4.2. 规范电子合同格式条款的效力与内容
就我国而言,合同正义是合同法的基本原则[8]。网络购物格式条款应当排除与诚信原则相悖的条款的适用,且在内容控制方面,可以参考德国的做法,即利用“黑名单”“灰名单”制度。具体而言,可以根据格式条款的内容、性质和影响程度,将其分为黑色条款和灰色条款。黑色条款是指那些明显违反法律法规、严重损害用户合法权益的格式条款,应被明确禁止并排除在合同之外。灰色条款则是指那些虽然存在一定问题,但尚未达到黑色条款程度的格式条款,可以通过加强监管和引导来逐步规范[9]。例如,明确将“商品一经签收概不退换”“限制消费者求偿范围”等典型不公平条款列入绝对无效的“黑名单”;将涉及风险转移、责任分配等模糊条款纳入“灰名单”,要求经营者履行更严格的提示与说明义务,否则推定无效。此举一方面,“黑名单”以刚性禁止的方式,彻底清除市场上最恶劣的“霸王条款”,树立清晰的法律红线;另一方面,“灰名单”以弹性推定的方式,将举证责任倒置于更具信息与专业优势的经营者,迫使其审慎拟定并主动说明那些可能不公平的条款,从而在保护消费者与尊重合同自由之间取得平衡。
4.3. 构建多方协同的综合性治理体系
在立法与司法层面,可推行举证责任倒置原则,要求经营者就其已以显著方式提示说明且条款内容公平承担举证责任,并提供后台日志、版本记录等关键电子证据。

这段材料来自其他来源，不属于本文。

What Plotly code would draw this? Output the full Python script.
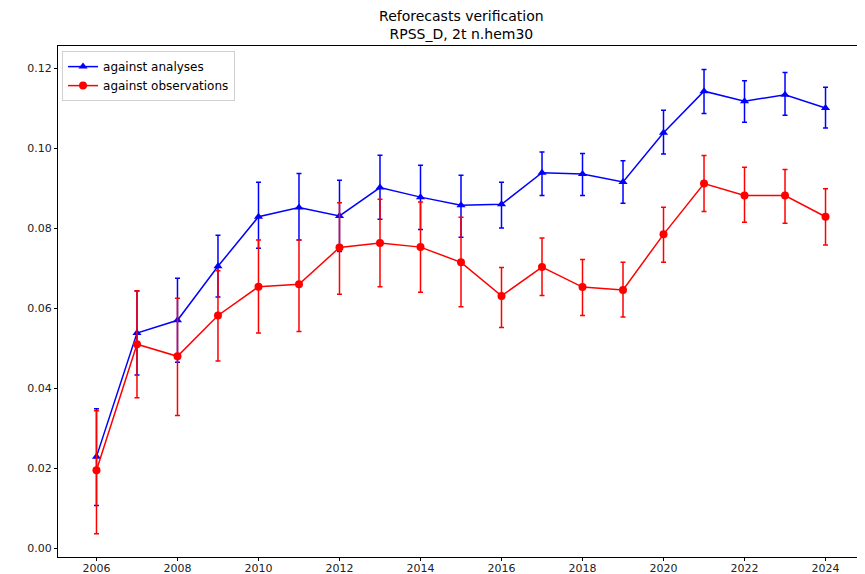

同时,应依法明确各方主体的举证责任:应由卖方就其交付商品符合约定质量与数量承担举证责任;买方仅需证明已支付价款。并且,网络交易平台作为数据持有方,应承担提供交易过程关键证据的义务;物流公司则需证明商品损毁或瑕疵非运输所致。通过合理分配举证责任,可有效减轻消费者举证负担,保障其合法权益。此外,鼓励法院探索运用“大致推定”理论,在经营者无法提供完整缔约流程证据时,推定其未履行合理提示义务。在技术支持与公共服务层面,推动建立第三方电子存证与在线公证平台,利用区块链等技术为消费者提供低成本、一键式的电子合同取证与固定服务,大幅降低维权成本。
4.4. 强化行政监管,从事后查处向事前事中全程治理转型
为提升行政监管效能,应推动监管模式从事后被动查处向全链条治理转型。首先,建立重点平台格式条款备案与强制公开制度,强制要求平台在其网站首页显著位置或专门区域公开全部格式条款,并提供便捷的下载功能,接受全社会监督,将“密室条款”变为“阳光条款”。其次,实施基于风险的分级分类监管,对高频投诉领域,如退款、隐私条款,开展定向抽查,及时发现并责令整改问题条款,并依法公示处理结果,形成威慑。最后,鼓励或委托第三方机构开发自动化条款审查工具,利用人工智能技术,对平台公开的海量格式条款进行自动扫描、识别和风险评级,快速定位可能包含“免除自身责任”、“限制消费者权利”等内容的可疑条款,为人工审查提供靶向,从而实现对网络格式条款的常态化、智能化监测,克服人力无法应对海量信息的困境。
5. 结语
随着互联网的发展,网络购物也得到了发展[10]。但格式条款的广泛使用也带来了公平性问题。格式条款虽有提高效率、降低成本的优势,但其单方制定、信息不对称等特点使消费者处于弱势地位。我国通过《民法典》《消费者权益保护法》《电子商务法》等建立了基本规制框架,对提示说明义务、不公平条款和平台责任有所规定,司法实践也不断细化。然而,现实中仍存在提示标准不明确、维权成本高、举证困难等问题。未来,应进一步细化立法,明确提示和说明的具体要求,完善规范网络购物格式条款的效力和内容;司法层面需统一审查标准,推行举证责任倒置原则;行政监管和平台责任也应加强,推动备案和信息公示。只有在立法、司法、监管的共同作用下,才能在效率与公平之间找到平衡,构建安全、透明的网络购物环境。